Your task: Copy the records below exactly, starting at the line that contains "Emit a Python" and ending at the line that contains "0.0795, 0.073, 0.067]"; leave out any pictures.

Given entries:
● ● ● ● ● ● ●

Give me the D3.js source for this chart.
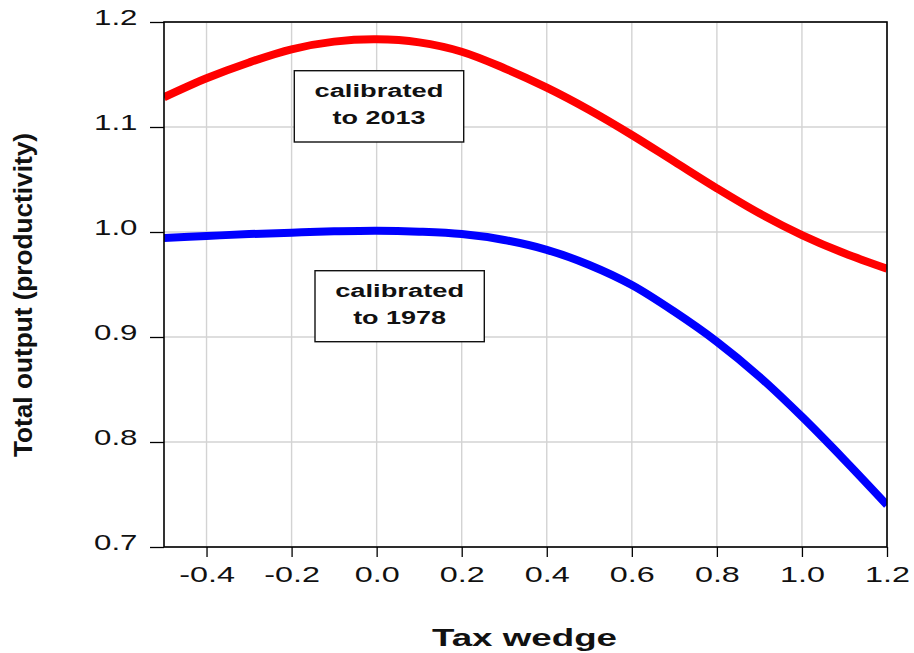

● ● ● ● ● ● ●

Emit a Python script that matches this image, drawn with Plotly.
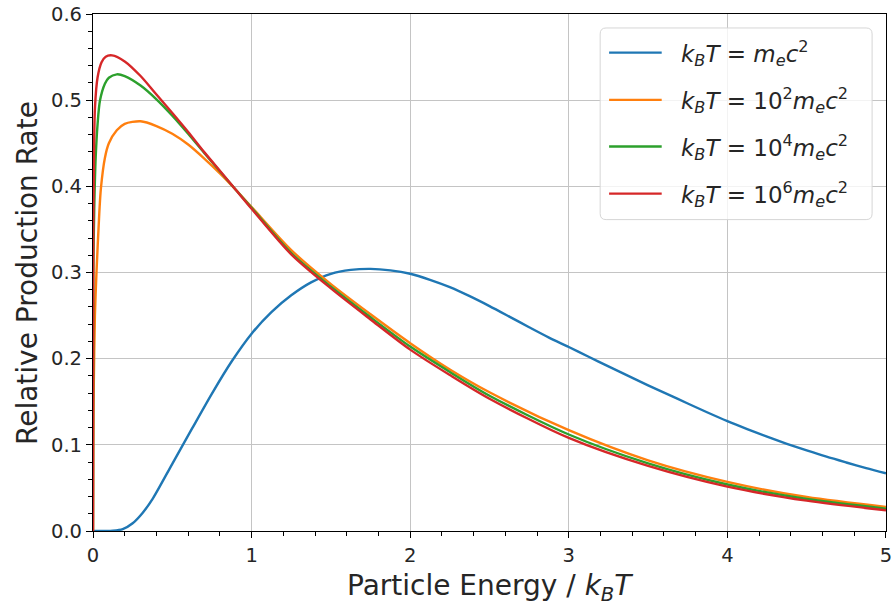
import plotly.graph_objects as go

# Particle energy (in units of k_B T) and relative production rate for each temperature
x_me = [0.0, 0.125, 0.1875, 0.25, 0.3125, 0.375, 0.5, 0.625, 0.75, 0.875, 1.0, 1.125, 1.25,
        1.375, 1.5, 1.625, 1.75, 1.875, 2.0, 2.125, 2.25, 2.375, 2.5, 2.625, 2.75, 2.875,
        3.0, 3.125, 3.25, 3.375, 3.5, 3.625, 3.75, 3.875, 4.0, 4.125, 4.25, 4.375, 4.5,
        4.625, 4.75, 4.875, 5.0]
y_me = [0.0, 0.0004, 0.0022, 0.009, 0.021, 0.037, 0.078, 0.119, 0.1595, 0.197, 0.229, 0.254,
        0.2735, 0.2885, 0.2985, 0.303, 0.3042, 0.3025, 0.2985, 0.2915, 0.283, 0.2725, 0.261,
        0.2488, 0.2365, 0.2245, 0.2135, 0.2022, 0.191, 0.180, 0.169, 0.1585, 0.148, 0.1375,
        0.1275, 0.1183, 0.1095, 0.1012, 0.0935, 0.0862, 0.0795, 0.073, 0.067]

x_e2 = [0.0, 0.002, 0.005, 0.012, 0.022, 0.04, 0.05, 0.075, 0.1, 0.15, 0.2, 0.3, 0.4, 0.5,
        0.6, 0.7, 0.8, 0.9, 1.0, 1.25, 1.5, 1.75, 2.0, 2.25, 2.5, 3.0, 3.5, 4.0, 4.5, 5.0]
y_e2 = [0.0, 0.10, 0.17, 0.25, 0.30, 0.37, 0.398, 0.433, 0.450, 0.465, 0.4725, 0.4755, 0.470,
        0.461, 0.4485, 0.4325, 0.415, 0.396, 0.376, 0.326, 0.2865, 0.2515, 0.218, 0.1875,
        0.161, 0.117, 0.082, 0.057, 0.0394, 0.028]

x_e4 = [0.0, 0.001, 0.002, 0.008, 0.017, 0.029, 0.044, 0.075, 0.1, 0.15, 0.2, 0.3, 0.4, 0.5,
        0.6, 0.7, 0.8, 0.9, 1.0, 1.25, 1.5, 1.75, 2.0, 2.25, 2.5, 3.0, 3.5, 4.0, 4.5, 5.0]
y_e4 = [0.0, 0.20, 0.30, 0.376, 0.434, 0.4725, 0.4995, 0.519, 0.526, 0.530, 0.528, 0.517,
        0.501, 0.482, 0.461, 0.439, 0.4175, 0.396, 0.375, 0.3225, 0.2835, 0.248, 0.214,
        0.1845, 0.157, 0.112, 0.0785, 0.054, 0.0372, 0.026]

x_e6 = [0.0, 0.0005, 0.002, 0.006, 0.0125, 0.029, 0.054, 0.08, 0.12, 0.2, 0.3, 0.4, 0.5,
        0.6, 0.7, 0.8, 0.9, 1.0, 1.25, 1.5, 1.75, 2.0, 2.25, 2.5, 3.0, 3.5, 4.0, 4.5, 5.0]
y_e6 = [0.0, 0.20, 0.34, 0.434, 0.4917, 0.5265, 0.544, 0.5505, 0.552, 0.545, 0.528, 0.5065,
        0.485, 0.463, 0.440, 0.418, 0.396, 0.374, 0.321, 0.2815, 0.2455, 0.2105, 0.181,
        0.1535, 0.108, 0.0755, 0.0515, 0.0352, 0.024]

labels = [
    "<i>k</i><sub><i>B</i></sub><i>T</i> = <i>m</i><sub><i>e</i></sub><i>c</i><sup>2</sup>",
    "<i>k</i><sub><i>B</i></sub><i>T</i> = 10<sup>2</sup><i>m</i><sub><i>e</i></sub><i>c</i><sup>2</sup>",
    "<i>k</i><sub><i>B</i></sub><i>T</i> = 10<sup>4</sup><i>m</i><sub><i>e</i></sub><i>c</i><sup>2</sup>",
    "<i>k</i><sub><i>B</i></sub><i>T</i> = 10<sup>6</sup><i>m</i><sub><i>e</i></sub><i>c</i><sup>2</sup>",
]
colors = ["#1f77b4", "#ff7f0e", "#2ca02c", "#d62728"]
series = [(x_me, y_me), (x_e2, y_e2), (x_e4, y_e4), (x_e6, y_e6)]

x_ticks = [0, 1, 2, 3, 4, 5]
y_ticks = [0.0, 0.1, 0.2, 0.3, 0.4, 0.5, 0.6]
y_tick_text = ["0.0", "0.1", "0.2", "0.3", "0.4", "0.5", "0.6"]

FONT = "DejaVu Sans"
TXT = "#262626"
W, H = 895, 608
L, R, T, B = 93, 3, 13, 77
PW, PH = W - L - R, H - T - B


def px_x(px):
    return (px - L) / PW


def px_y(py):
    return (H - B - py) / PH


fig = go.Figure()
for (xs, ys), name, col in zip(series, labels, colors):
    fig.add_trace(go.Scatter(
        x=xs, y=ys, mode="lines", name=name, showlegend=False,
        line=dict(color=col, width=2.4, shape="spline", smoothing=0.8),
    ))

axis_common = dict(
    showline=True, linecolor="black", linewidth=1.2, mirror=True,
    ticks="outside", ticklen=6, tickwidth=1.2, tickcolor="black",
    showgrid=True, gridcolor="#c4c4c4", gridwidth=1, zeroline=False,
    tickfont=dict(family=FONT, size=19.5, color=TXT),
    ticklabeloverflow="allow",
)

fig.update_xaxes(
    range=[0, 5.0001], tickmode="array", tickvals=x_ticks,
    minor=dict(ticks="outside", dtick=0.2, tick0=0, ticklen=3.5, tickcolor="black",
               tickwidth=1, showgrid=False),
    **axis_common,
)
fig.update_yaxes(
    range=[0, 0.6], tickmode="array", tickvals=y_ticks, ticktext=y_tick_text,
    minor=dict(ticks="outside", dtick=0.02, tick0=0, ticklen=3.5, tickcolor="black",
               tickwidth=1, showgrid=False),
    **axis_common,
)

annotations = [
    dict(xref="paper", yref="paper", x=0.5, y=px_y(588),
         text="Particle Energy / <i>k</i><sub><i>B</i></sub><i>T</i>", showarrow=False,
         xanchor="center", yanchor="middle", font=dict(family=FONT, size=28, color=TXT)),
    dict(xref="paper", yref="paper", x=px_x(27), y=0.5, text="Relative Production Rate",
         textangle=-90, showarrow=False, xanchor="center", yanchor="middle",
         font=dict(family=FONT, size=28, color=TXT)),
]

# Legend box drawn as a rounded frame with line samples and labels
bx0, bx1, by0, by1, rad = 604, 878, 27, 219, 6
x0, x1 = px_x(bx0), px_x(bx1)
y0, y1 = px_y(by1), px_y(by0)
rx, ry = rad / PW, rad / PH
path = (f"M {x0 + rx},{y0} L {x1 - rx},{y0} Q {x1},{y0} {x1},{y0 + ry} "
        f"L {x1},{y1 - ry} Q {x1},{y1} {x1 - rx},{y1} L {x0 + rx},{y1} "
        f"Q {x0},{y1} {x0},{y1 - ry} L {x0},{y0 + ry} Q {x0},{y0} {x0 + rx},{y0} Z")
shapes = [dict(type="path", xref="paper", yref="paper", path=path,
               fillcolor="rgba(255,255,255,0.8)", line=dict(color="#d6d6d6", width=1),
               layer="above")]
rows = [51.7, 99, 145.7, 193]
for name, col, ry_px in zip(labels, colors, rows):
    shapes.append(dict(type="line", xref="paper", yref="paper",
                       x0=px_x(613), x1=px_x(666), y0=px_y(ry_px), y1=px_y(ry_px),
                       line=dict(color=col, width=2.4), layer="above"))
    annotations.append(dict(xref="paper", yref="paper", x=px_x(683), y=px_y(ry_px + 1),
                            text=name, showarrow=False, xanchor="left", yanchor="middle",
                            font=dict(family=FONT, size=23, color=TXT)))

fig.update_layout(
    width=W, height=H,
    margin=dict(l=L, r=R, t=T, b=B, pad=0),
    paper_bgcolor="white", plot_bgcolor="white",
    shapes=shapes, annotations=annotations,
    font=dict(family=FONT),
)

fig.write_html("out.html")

● ● ● ● ● ● ●

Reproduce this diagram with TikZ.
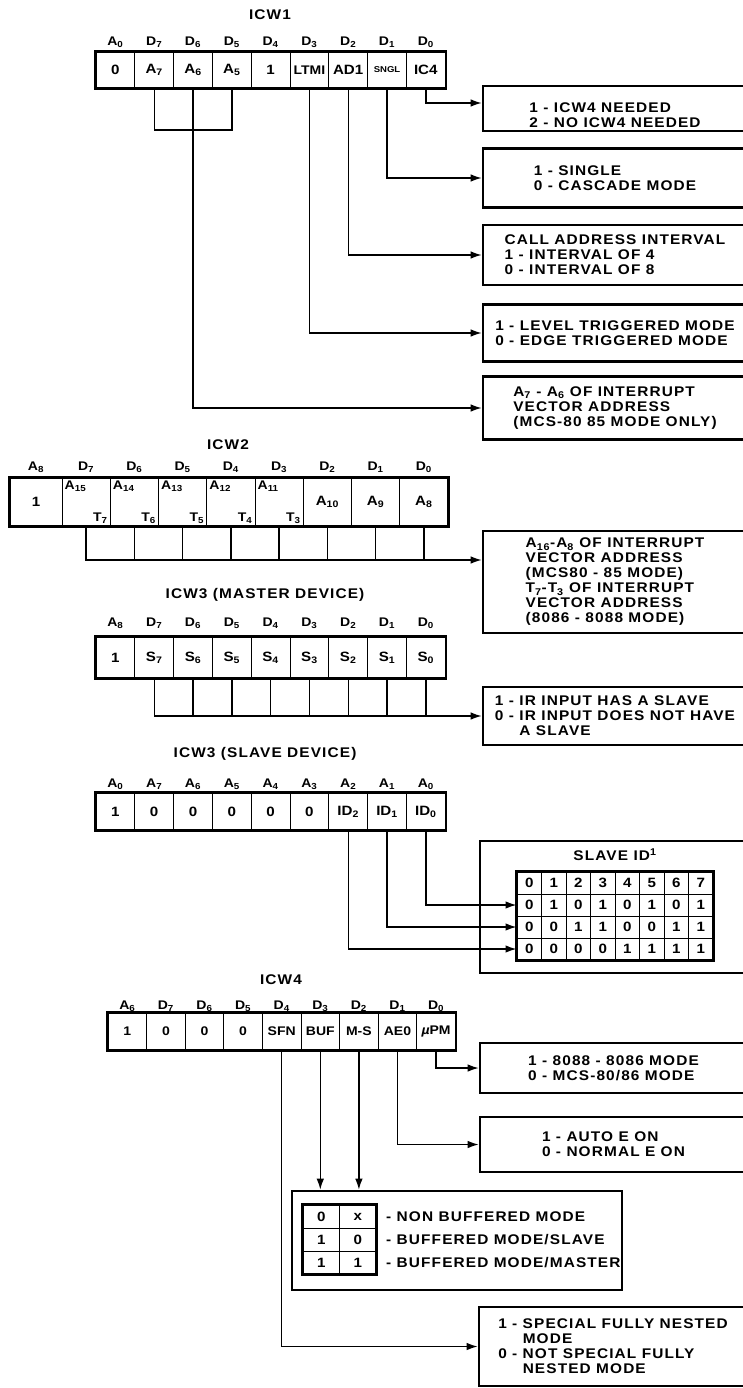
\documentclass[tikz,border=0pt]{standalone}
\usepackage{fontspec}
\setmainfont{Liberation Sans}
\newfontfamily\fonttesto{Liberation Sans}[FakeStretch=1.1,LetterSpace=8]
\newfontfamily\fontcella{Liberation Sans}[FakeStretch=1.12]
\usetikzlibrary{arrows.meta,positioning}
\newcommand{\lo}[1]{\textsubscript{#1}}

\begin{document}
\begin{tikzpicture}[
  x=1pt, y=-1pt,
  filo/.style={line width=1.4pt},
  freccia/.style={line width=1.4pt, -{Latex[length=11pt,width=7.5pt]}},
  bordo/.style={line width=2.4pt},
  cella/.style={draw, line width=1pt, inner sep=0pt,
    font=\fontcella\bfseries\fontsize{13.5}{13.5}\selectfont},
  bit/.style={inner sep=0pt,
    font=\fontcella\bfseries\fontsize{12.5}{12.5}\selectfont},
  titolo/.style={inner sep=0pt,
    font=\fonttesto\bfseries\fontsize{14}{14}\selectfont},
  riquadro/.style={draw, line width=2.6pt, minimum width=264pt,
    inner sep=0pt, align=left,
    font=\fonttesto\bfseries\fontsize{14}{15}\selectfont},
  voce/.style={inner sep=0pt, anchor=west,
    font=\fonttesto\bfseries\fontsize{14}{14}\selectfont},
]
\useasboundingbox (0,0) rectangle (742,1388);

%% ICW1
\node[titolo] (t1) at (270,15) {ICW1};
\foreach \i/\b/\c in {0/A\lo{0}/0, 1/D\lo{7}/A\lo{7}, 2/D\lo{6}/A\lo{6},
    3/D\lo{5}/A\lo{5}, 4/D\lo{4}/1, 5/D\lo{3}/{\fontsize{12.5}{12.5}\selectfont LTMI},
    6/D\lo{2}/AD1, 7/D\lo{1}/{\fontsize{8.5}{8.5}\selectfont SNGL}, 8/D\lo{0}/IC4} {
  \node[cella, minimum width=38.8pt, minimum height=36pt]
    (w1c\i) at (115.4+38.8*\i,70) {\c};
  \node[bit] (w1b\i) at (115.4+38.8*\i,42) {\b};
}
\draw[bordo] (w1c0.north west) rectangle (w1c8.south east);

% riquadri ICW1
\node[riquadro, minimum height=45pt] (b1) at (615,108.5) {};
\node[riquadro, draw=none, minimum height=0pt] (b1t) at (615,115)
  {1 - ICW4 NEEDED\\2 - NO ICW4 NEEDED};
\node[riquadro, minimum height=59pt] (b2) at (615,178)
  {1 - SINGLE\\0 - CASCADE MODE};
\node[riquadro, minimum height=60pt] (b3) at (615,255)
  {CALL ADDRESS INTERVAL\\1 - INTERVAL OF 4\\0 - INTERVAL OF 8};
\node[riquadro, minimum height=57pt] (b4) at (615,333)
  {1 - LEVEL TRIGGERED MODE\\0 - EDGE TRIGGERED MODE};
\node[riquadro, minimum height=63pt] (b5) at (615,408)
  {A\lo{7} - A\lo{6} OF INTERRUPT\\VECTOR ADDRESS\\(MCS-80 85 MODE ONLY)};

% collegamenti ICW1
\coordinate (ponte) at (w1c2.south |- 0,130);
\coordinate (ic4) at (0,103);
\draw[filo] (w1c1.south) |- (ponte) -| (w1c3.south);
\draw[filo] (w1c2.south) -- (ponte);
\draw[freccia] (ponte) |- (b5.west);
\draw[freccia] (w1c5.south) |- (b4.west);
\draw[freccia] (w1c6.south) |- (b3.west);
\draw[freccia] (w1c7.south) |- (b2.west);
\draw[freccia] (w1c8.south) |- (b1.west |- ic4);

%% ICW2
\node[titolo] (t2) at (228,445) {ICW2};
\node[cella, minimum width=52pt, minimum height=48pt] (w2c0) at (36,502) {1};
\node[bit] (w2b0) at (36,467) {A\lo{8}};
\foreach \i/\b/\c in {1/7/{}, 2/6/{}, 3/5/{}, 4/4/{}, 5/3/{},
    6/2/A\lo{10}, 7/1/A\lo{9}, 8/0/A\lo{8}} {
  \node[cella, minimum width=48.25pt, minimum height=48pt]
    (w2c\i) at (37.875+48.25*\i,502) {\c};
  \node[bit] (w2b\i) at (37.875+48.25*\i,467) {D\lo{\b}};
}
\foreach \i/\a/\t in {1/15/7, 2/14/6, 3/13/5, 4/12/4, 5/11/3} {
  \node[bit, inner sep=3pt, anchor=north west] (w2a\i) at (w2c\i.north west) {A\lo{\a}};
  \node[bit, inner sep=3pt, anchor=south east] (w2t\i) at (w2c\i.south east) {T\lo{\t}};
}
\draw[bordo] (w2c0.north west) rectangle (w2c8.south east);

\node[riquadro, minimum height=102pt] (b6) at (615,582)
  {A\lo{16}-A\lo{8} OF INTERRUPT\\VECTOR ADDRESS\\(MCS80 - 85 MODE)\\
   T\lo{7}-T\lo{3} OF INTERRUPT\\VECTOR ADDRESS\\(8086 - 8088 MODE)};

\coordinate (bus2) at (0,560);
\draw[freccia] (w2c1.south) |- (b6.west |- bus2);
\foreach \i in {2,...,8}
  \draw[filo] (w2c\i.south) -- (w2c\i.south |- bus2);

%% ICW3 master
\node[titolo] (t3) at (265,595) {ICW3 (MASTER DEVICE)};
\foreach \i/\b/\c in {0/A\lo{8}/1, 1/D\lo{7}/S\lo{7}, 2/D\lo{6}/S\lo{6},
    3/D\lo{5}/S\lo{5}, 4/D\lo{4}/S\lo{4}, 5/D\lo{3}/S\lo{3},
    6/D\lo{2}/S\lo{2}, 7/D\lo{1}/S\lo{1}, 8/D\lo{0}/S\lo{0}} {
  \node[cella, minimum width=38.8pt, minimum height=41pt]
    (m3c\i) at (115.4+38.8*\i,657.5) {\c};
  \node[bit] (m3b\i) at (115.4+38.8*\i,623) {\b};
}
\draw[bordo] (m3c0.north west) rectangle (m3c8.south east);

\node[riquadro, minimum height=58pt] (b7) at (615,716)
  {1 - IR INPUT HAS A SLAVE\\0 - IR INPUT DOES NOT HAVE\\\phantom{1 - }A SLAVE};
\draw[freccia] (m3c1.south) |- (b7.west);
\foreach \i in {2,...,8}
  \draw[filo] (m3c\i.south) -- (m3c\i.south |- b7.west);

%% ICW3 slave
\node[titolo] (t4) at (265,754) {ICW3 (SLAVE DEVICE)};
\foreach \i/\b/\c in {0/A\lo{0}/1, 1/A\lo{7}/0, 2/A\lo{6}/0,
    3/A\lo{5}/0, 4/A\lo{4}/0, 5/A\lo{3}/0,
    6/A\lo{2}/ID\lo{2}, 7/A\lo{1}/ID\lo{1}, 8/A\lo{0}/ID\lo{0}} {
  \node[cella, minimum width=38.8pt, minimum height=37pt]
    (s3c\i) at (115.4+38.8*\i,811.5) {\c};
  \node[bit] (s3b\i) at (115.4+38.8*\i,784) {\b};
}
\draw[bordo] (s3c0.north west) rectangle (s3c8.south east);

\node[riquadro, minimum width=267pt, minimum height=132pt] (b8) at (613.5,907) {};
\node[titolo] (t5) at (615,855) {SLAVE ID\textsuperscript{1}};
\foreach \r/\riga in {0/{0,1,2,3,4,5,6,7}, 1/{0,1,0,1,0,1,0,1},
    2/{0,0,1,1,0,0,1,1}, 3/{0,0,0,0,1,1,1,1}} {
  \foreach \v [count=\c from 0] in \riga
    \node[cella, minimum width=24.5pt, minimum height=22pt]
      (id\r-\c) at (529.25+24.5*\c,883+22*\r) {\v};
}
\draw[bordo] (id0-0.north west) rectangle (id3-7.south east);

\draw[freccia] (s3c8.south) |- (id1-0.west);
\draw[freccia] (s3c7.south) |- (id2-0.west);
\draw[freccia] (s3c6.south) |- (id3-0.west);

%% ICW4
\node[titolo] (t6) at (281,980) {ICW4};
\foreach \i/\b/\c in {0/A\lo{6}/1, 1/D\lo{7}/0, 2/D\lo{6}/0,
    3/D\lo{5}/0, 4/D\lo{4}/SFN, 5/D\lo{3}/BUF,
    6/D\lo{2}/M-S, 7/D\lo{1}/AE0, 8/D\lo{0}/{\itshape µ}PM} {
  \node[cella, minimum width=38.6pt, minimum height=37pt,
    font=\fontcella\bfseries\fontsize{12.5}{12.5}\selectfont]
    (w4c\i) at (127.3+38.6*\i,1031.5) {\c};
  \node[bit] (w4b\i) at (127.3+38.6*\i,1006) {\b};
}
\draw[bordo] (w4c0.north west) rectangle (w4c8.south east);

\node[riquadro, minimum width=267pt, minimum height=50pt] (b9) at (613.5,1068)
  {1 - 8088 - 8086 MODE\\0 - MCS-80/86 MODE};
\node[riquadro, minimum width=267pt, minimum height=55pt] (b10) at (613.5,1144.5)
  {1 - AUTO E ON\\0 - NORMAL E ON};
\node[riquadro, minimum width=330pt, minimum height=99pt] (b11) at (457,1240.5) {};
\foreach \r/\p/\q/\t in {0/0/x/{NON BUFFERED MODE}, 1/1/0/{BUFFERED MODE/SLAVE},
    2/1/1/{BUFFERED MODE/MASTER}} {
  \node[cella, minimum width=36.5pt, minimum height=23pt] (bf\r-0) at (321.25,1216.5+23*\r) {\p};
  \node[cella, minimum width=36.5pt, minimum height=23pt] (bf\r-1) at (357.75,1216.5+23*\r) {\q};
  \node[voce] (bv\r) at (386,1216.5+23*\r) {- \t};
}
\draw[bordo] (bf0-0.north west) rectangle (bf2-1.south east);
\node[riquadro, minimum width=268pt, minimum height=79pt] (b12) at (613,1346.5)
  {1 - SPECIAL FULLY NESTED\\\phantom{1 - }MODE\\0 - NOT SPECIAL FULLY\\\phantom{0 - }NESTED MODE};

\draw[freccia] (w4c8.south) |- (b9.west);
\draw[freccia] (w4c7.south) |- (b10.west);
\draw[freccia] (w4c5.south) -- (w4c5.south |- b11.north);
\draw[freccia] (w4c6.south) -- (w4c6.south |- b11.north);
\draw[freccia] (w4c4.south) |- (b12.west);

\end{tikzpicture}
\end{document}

● ● ● ● ● ● ●

Expected answer:
Emit a Python script that matches this image, drawn with Plotly.
import plotly.graph_objects as go

# Particle energy (in units of k_B T) and relative production rate for each temperature
x_me = [0.0, 0.125, 0.1875, 0.25, 0.3125, 0.375, 0.5, 0.625, 0.75, 0.875, 1.0, 1.125, 1.25,
        1.375, 1.5, 1.625, 1.75, 1.875, 2.0, 2.125, 2.25, 2.375, 2.5, 2.625, 2.75, 2.875,
        3.0, 3.125, 3.25, 3.375, 3.5, 3.625, 3.75, 3.875, 4.0, 4.125, 4.25, 4.375, 4.5,
        4.625, 4.75, 4.875, 5.0]
y_me = [0.0, 0.0004, 0.0022, 0.009, 0.021, 0.037, 0.078, 0.119, 0.1595, 0.197, 0.229, 0.254,
        0.2735, 0.2885, 0.2985, 0.303, 0.3042, 0.3025, 0.2985, 0.2915, 0.283, 0.2725, 0.261,
        0.2488, 0.2365, 0.2245, 0.2135, 0.2022, 0.191, 0.180, 0.169, 0.1585, 0.148, 0.1375,
        0.1275, 0.1183, 0.1095, 0.1012, 0.0935, 0.0862, 0.0795, 0.073, 0.067]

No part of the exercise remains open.